### Written exercise
Gather all lines containing the string "matplotlib" and copy them out.
— Start Supplied material —
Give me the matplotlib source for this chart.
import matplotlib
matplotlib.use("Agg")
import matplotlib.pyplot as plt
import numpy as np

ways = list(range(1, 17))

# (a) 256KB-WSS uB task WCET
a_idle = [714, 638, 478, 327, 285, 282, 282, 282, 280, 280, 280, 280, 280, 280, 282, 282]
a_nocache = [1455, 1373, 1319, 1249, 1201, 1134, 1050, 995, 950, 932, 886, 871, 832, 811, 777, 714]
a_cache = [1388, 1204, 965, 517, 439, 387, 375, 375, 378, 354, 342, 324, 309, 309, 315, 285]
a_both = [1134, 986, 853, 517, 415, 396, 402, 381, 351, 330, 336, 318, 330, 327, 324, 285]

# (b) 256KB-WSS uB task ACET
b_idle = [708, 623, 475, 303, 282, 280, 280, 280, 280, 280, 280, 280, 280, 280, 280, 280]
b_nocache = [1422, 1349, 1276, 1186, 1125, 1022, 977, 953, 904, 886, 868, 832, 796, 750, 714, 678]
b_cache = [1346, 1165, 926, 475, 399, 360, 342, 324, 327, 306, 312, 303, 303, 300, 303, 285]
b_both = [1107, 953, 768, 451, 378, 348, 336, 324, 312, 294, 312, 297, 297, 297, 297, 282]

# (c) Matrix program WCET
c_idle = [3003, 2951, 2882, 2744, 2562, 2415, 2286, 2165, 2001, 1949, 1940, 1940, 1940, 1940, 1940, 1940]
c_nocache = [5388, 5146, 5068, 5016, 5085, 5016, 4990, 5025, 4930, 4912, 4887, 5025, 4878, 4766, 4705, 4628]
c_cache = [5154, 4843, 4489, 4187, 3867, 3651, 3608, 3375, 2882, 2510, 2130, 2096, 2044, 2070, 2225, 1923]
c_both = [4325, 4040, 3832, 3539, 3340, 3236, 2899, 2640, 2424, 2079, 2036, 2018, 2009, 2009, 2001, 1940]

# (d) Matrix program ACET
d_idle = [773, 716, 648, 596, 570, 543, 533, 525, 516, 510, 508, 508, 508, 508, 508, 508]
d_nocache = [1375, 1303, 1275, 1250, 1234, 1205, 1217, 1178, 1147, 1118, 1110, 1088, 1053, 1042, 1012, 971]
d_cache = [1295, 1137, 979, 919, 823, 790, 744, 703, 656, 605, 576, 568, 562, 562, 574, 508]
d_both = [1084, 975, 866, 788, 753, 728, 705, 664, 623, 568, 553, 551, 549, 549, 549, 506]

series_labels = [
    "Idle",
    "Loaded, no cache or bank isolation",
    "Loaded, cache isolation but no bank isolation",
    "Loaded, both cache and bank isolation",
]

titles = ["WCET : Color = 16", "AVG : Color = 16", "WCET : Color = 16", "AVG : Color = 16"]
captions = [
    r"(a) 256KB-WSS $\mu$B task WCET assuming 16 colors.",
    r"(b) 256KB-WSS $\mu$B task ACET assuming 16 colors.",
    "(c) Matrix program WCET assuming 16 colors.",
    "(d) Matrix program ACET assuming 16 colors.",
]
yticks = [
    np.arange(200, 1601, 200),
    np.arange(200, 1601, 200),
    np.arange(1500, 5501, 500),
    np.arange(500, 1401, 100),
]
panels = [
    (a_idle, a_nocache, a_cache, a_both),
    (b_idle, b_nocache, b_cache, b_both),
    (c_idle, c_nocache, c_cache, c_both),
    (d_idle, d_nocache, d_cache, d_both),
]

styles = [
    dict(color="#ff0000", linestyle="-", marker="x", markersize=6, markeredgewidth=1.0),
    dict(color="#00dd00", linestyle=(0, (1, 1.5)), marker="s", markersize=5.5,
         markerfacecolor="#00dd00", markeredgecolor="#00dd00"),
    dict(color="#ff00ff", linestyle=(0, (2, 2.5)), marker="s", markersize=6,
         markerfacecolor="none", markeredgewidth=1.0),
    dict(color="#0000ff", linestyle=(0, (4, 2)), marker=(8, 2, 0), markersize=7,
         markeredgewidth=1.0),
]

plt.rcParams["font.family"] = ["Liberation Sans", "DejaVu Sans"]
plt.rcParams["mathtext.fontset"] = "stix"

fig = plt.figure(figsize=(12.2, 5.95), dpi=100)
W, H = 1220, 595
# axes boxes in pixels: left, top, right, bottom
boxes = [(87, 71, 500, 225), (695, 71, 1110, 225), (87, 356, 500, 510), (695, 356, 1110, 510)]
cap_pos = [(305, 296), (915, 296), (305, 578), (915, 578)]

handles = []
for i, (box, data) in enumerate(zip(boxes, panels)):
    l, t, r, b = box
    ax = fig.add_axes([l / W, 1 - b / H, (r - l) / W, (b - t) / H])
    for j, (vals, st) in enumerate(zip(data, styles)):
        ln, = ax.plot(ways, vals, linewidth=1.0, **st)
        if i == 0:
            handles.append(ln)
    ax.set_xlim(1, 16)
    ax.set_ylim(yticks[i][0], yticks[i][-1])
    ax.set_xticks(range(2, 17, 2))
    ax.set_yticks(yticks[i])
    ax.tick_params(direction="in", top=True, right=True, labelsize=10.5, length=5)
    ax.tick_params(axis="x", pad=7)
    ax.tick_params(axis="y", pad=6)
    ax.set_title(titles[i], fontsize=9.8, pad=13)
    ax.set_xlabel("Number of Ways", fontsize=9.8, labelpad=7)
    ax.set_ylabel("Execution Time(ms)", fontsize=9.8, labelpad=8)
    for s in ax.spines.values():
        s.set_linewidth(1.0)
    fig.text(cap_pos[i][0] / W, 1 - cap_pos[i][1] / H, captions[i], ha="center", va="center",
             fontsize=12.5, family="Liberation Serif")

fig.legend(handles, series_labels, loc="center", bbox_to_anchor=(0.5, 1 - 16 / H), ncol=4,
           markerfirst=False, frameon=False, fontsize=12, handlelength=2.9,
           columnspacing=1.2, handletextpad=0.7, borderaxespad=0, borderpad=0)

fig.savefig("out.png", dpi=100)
— End Supplied material —
### Output for this exercise
Give me the matplotlib source for this chart.
import matplotlib
matplotlib.use("Agg")
import matplotlib.pyplot as plt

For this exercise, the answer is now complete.